March 11, 2020 — 7:12 PM
jaffenotier says:
…so I’m sitting here blissfully munching on carmelcorn and chocolate ice cream, reading a goddamn BLOG telling me to watch my media habits and ration my carbs….
March 11, 2020 — 7:55 PM
Andy Walsh says:
My day goes like this:
7am to 9am – Major trauma as I prepare my 2 children for school and drag them there, kicking and screaming.
9am to 9.30am – 3 strong coffees as I pace up and down, gathering my senses.
9.30am to 10am – Write 2 sentences.
10am – Check Facebook.
10am to11.30am – Browse through links for stuff like the latest teeth whitening paste, the top 10 boxing knockouts, or the best value electric car I can’t afford.
11.30am to 12pm – Decide I’ve been distracted so I let the dog take me for a walk to re-centre.
12pm to 1pm – Browse property websites for the house I’m going to buy when my international best-seller is made into a blockbuster movie.
1pm to 1.05pm – Eat toast.
1.05pm to 2.50pm – Edit or re-write the last 2 sentences with occasional visits to Youtube and Facebook.
2.50pm to ???? – More trauma as the monsters are home from school.
DAMN THE INTERNET!!!!!
This fantastic post has made me realise what I’m doing wrong. I’m not masturbating enough.
March 12, 2020 — 5:25 AM
Glenn Hauman says:
See people? Aren’t you forgetting that your employer sent you home specifically so that you wouldn’t physically interact with other people?
March 12, 2020 — 10:00 AM
AAAndrew says:
I’m new to working from home as my company just told us all to go away and work somewhere else for a couple of weeks. Unfortunately, I’m not the only one at home during the day. I also can’t work if there is distracting noise, like a phone conversation, nearby. I’m sure others who live in tiny city apartments with bad soundproofing will also have this same issue. (What is that TV show they’re watching next door? [after 20 more minutes of listening, then trying to search for tv listings, and trying to identify theme song] Perhaps I should get back to work.)

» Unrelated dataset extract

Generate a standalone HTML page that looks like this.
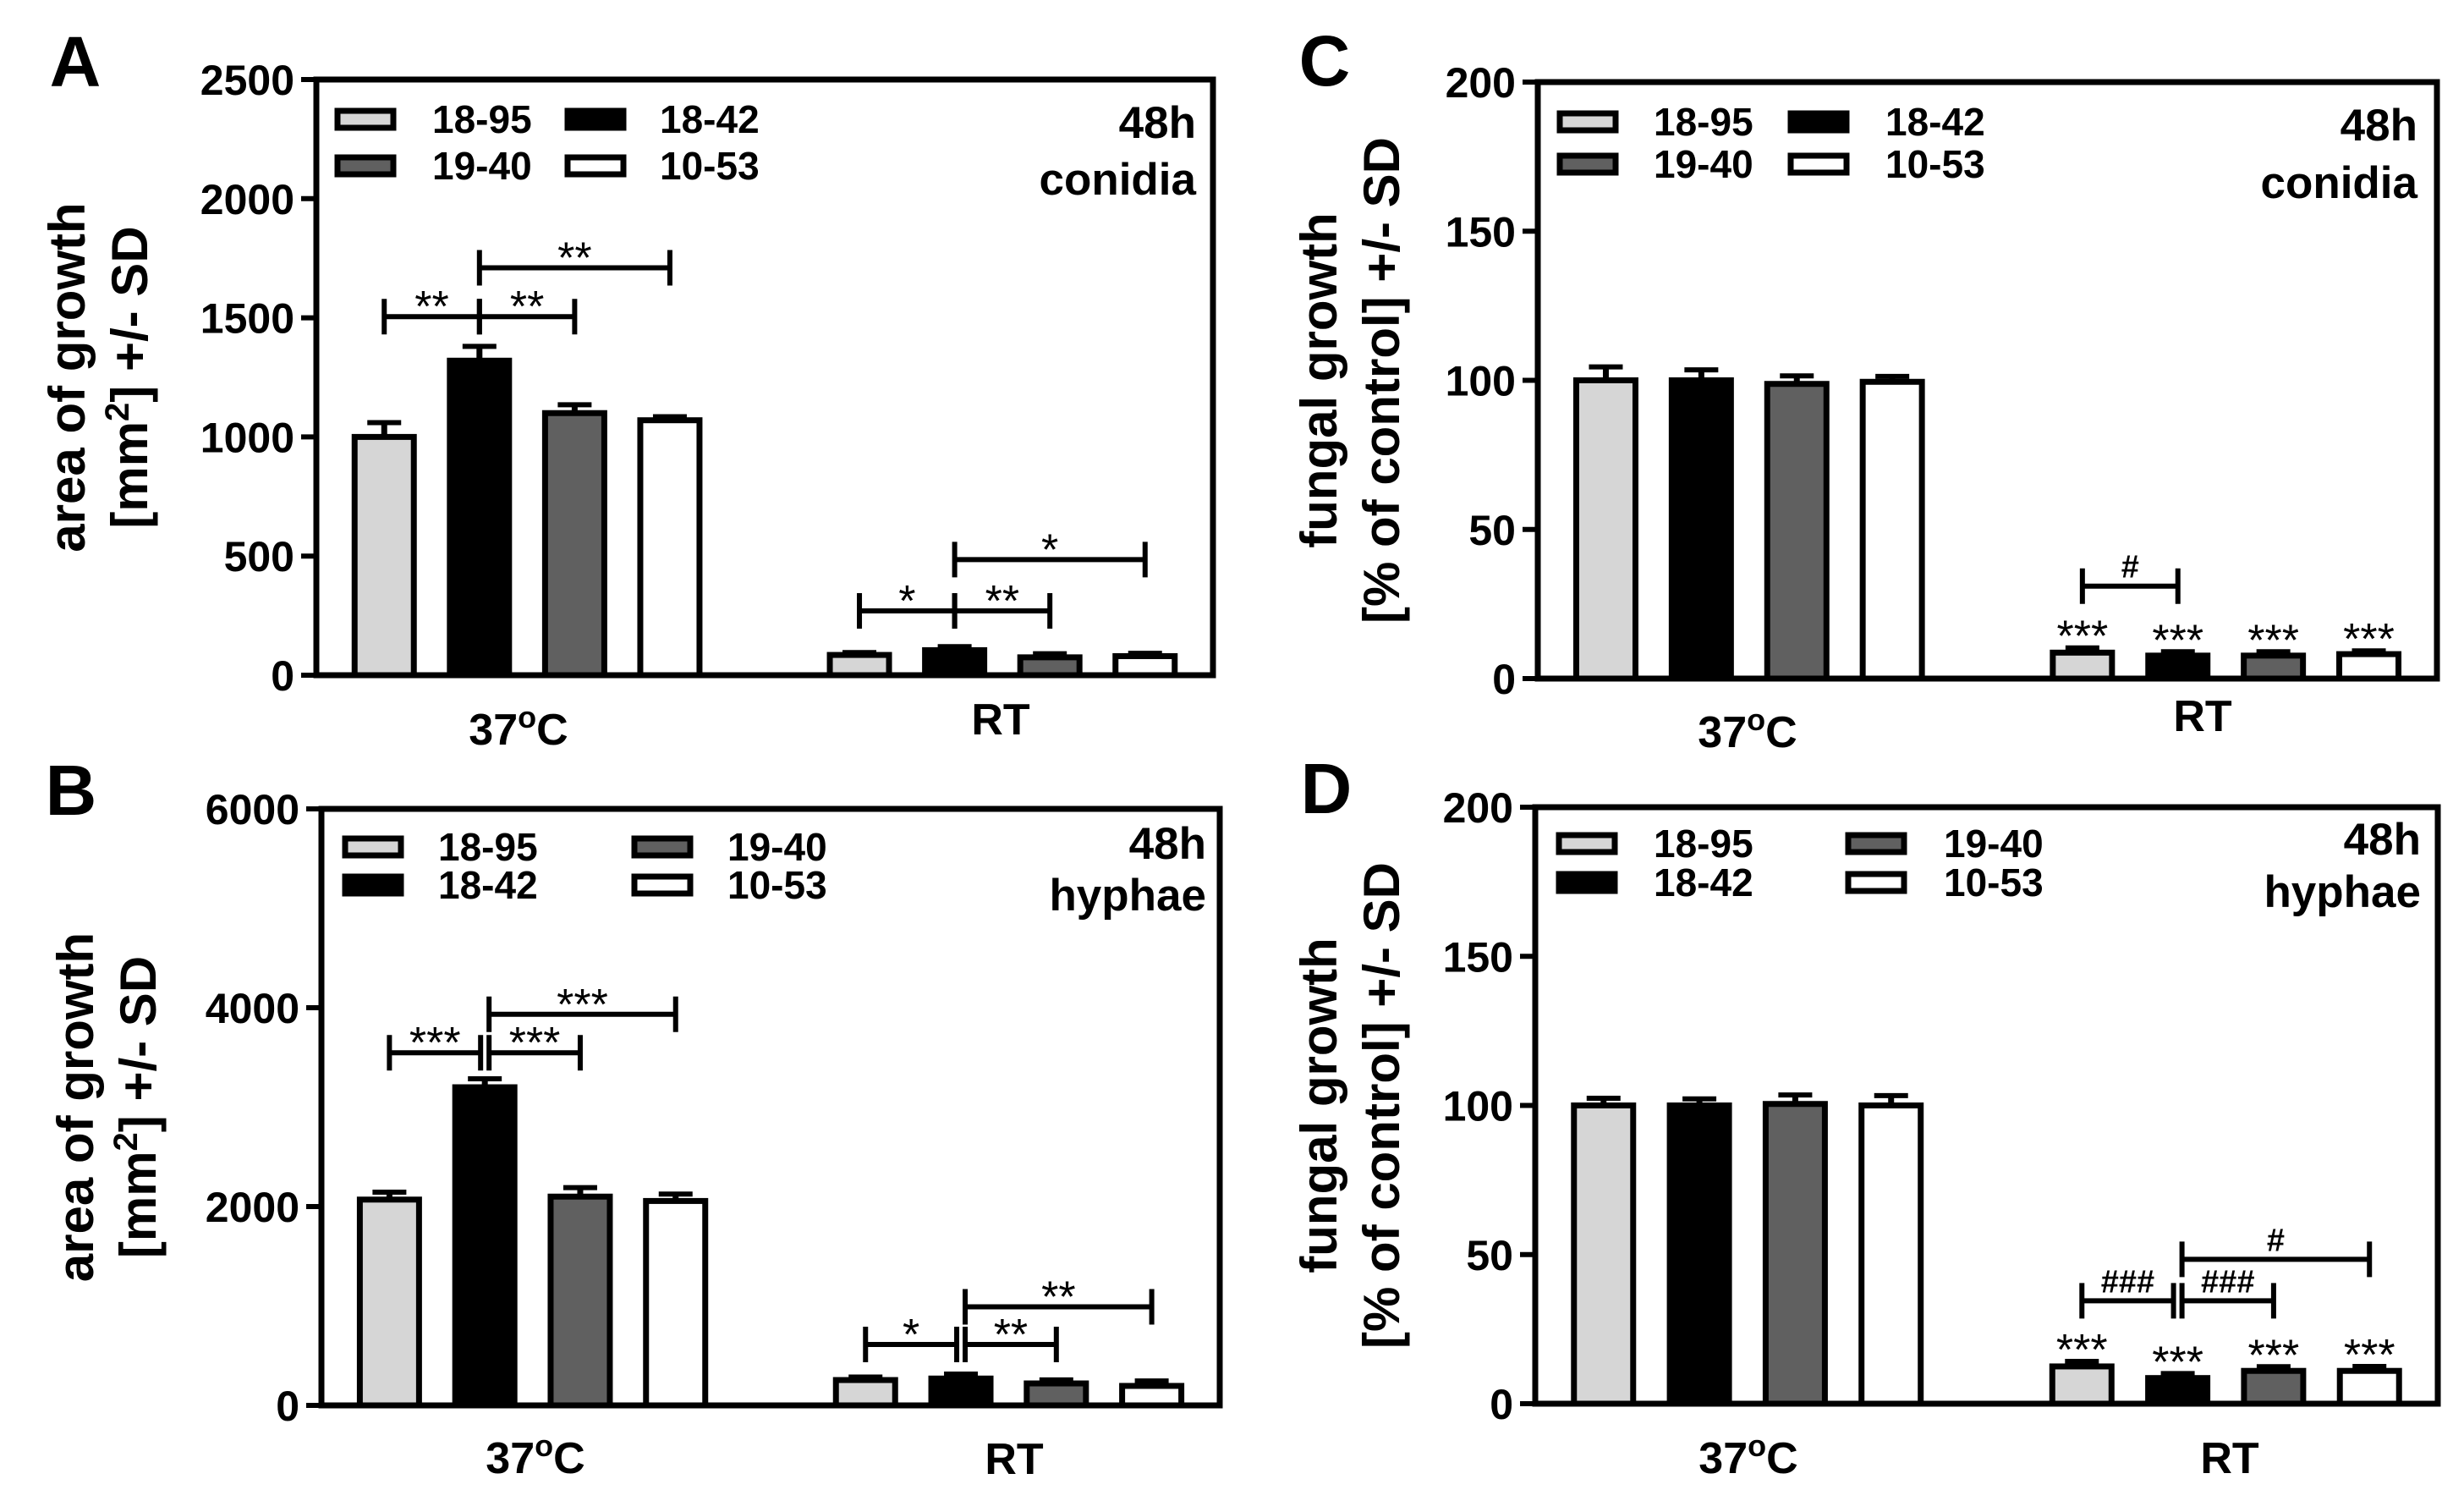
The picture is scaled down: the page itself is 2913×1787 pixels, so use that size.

I found that pure “white noise” just gets irritating. So, I’ve discovered the joys of over-the-ears headphones, and ambient sounds from YouTube. My favorite source is The Guild of Ambiance. https://www.youtube.com/channel/UCvVWCrxq_aZr7fN_KpaGGTA
So far, Rain & Thunderstorm with Crackling Fireplace (3 hours) and Fireplace Sounds Medievel Tavern (1 hour) are my favorites. Enough to mask the distracting sounds, but not enough to distract themselves.